Eğitim şart! Ama…

Yard. Doç. Dr. Ilgın Başaran

Zorunlu eğitimin 12 yıla çıkarılmasıyla birlikte okul sıralarıyla ilk defa tanışan 66 aylık çocukların eğitiminde yapılacak hatalar, çocukların yetersizlik duygusuyla büyümelerine neden olabilir.

Yaşar Üniversitesi Fen Edebiyat Fakültesi Psikoloji Bölümü Öğretim Üyesi Yard. Doç. Dr. Ilgın Başaran, 66 aylık çocuklara uygulanacak eğitimin, çocukların fiziksel ve duygusal ihtiyaçları doğrultusunda hazırlanması gerektiğini belirtti. Yard. Doç. Dr. Başaran, bu noktada yapılacak hataların, çocukların “yetersizlik duygusu” yaşamasına neden olabileceğini söyledi. Başaran: ” 5 yaş grubu çocukların eğitimi çocuk merkezli ve oyuna dayalı bir eğitimdir. Ayrıca duygusal gelişim aşamaları incelendiğinde, 5 yaş grubu çocukların ben merkezli özelliği nedeni ile grup içi etkileşimde sorunları olacaktır. Öğretmeninin sadece kendisi ile ilgilenmesini bekleyecek, aktivitelere katılmayı reddedecek, zorlanırsa kaçma davranışı gösterecek, öfke patlamaları yaşayacak ve verilen yönergeleri yerine getiremediği için yetersizlik duygusu yaşayacaktırdedi.

Yard. Doç. Dr. Ilgın Başaran
Yard. Doç. Dr. Ilgın Başaran

 

Sıralarda oturmak yetmez

Eğitimin yaşa göre verilmesi gerektiğini söyleyen Yard. Doç. Dr. Ilgın Başaran bu süreçte fiziksel, bilişsel ve duygusal gelişim aşamalarının dikkatle planlanması gerektiğinin altını çizdi.  Başaran, “66 aylık çocukların eğitimi, yazı yazmak ya da okumayı öğrenmek değildir. Fiziksel gelişimlerini tamamlayabilmeleri için kaslarını geliştirici aktivitelere yer verilen bir eğitimdir. Makasla kesecek, mum boya ile boyayacak, hamur çalışmaları yapacak, merdiven inip çıkacak, zıplayacak, top oynayacaklar. Şekil, renk, sayı kavramları, eşleme, gruplama, büyük – küçük, belirli bir özelliği dikkate alarak sıralama gibi çeşitli çalışmaları sadece masa başında oturarak değil, aktif bir şekilde uygulamalı yapmalıdırlar.
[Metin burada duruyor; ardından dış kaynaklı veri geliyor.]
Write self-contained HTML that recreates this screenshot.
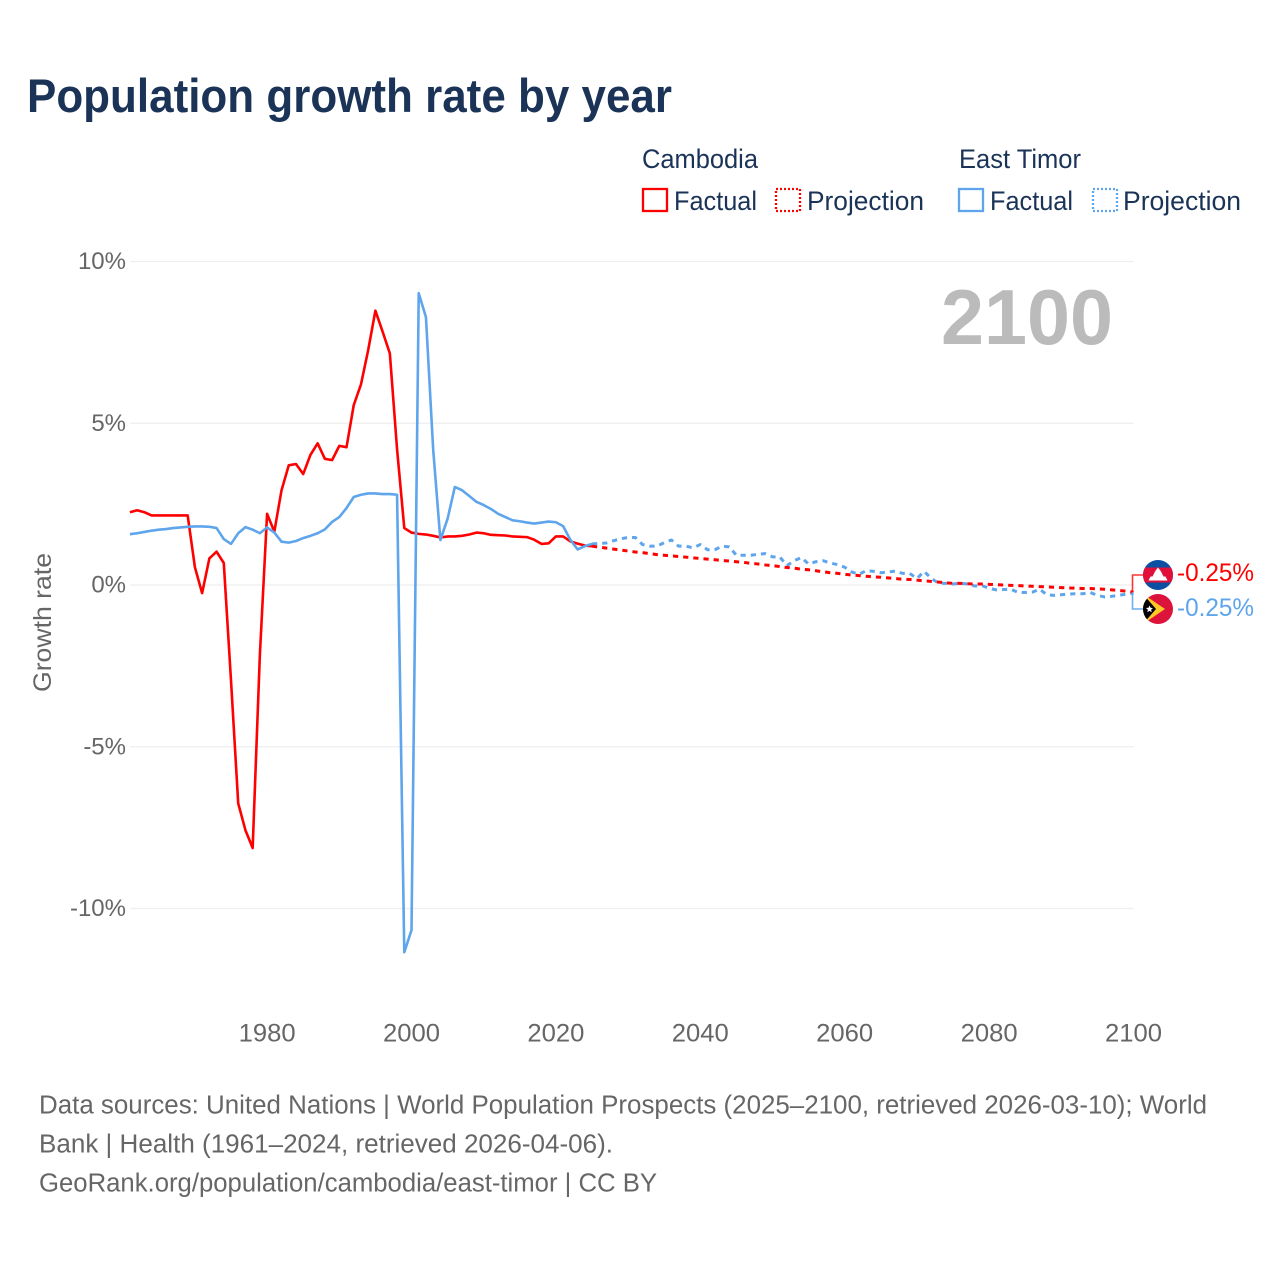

Duygusal gelişim özelliklerini dikkate aldığımızda ise, girişimciliğini ve üretkenliğini arttıracak,  kültürünün gerektirdiği becerileri kendi kendine yapabilme inancını kazanacağı bir eğitimdir. Soru soracağı, çevresinde gördüğü ya da yaşadığı olaylar hakkında kendi düşünce yapısı elverdiğince yorumlama ya da çıkarsamalar yapacağı, “yapabilirim, ben yaptım, kendi kendime yaptım” diyebileceği bir ortamda kendine olan güvenini pekiştirmesi gerekmektedir” şeklinde konuştu.

Doğru planlanmalı

Yard. Doç. Dr. Ilgın Başaran ayrıca, erken yaşta eğitimin birçok ülkede uygulandığını belirterek doğru yapıldığı takdirde uygulamanın faydalı olabileceğini söyledi. Başaran, “Eğitim yaşa göre verilmelidir. Fiziksel, bilişsel ve duygusal gelişim aşamaları dikkate alınmalıdır. Eğitim, dikkatli bir şekilde planlamış, ince ayarı yapılmış, donanımlı bir çevrede uygun eğiticiler tarafından verildiğinde etkili olacaktır” dedi.